To be done =>
Reproduce exactly, with no pictures, each line from the opening of the material down through the line containing "0.15, 0.08, 0.04]".

---------- Material provided

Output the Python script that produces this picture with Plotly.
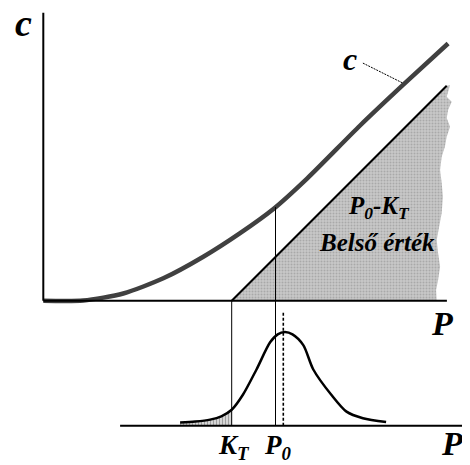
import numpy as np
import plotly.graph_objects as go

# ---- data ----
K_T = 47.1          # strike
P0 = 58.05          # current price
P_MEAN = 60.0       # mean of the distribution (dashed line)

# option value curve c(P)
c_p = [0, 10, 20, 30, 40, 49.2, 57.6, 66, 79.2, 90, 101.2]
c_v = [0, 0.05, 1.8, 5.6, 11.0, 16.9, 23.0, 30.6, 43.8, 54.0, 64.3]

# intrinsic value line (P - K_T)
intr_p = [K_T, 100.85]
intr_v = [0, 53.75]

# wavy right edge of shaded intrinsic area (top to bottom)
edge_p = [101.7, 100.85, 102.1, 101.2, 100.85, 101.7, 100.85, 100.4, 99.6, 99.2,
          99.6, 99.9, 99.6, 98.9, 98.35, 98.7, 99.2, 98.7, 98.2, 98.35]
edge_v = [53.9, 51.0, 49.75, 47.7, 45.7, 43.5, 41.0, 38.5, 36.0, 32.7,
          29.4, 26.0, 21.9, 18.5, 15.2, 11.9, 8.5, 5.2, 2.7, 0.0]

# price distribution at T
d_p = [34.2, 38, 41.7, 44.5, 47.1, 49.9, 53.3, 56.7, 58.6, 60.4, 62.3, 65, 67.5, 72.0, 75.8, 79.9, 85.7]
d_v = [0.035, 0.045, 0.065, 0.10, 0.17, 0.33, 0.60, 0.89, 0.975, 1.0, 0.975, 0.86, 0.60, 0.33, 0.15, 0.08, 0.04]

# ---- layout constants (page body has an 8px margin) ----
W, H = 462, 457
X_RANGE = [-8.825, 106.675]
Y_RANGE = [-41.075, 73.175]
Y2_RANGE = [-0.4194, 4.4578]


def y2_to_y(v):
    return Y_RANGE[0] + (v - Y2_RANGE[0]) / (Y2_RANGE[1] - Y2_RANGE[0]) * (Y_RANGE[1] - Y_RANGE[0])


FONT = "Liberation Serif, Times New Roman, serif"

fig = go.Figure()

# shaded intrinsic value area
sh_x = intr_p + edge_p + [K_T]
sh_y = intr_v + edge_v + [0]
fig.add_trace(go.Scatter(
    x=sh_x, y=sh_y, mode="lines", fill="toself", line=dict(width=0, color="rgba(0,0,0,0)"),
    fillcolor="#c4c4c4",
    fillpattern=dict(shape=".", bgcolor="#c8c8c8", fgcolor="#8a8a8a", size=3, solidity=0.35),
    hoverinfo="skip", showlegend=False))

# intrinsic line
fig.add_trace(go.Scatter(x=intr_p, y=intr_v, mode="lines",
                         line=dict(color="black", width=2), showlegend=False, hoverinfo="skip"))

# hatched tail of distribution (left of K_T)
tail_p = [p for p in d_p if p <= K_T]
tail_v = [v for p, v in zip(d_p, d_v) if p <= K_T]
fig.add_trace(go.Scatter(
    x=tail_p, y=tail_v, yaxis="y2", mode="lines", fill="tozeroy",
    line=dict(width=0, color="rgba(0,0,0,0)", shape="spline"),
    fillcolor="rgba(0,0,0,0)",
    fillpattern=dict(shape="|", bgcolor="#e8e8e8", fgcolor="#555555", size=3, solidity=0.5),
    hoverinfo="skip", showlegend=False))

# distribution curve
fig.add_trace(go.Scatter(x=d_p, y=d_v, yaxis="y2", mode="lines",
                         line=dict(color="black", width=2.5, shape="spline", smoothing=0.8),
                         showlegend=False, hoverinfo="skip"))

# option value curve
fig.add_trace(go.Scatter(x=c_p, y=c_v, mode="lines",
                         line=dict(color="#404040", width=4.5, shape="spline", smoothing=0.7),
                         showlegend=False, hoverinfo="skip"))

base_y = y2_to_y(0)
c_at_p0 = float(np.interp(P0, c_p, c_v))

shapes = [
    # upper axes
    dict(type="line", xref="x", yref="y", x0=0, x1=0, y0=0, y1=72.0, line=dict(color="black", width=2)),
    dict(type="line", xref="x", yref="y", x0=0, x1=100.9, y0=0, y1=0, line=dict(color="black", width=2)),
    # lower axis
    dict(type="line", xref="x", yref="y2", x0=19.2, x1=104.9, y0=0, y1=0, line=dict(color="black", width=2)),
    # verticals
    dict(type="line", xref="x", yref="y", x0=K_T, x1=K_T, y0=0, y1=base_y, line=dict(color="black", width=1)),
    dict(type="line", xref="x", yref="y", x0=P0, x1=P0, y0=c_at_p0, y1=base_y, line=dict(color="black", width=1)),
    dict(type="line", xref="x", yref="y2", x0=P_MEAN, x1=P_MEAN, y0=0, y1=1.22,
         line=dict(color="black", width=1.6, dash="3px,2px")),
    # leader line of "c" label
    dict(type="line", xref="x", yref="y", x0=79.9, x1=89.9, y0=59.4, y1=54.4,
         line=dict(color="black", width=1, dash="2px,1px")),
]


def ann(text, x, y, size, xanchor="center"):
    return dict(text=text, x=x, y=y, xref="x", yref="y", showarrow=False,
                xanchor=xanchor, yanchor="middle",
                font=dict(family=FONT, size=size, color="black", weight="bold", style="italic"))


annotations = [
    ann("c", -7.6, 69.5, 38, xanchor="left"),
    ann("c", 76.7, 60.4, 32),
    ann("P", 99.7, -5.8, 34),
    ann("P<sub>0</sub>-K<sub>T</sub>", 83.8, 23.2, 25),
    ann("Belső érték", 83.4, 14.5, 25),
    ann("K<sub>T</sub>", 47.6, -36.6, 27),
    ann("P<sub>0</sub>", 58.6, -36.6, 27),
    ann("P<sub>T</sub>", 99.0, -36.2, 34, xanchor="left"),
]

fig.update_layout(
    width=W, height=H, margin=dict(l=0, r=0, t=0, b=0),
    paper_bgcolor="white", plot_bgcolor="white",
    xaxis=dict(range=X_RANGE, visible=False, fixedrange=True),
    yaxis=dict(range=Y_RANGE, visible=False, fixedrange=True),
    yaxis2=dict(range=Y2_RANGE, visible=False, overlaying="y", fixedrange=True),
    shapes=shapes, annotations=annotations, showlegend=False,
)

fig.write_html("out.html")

--------------------

Reply to the task =>
Output the Python script that produces this picture with Plotly.
import numpy as np
import plotly.graph_objects as go

# ---- data ----
K_T = 47.1          # strike
P0 = 58.05          # current price
P_MEAN = 60.0       # mean of the distribution (dashed line)

# option value curve c(P)
c_p = [0, 10, 20, 30, 40, 49.2, 57.6, 66, 79.2, 90, 101.2]
c_v = [0, 0.05, 1.8, 5.6, 11.0, 16.9, 23.0, 30.6, 43.8, 54.0, 64.3]

# intrinsic value line (P - K_T)
intr_p = [K_T, 100.85]
intr_v = [0, 53.75]

# wavy right edge of shaded intrinsic area (top to bottom)
edge_p = [101.7, 100.85, 102.1, 101.2, 100.85, 101.7, 100.85, 100.4, 99.6, 99.2,
          99.6, 99.9, 99.6, 98.9, 98.35, 98.7, 99.2, 98.7, 98.2, 98.35]
edge_v = [53.9, 51.0, 49.75, 47.7, 45.7, 43.5, 41.0, 38.5, 36.0, 32.7,
          29.4, 26.0, 21.9, 18.5, 15.2, 11.9, 8.5, 5.2, 2.7, 0.0]

# price distribution at T
d_p = [34.2, 38, 41.7, 44.5, 47.1, 49.9, 53.3, 56.7, 58.6, 60.4, 62.3, 65, 67.5, 72.0, 75.8, 79.9, 85.7]
d_v = [0.035, 0.045, 0.065, 0.10, 0.17, 0.33, 0.60, 0.89, 0.975, 1.0, 0.975, 0.86, 0.60, 0.33, 0.15, 0.08, 0.04]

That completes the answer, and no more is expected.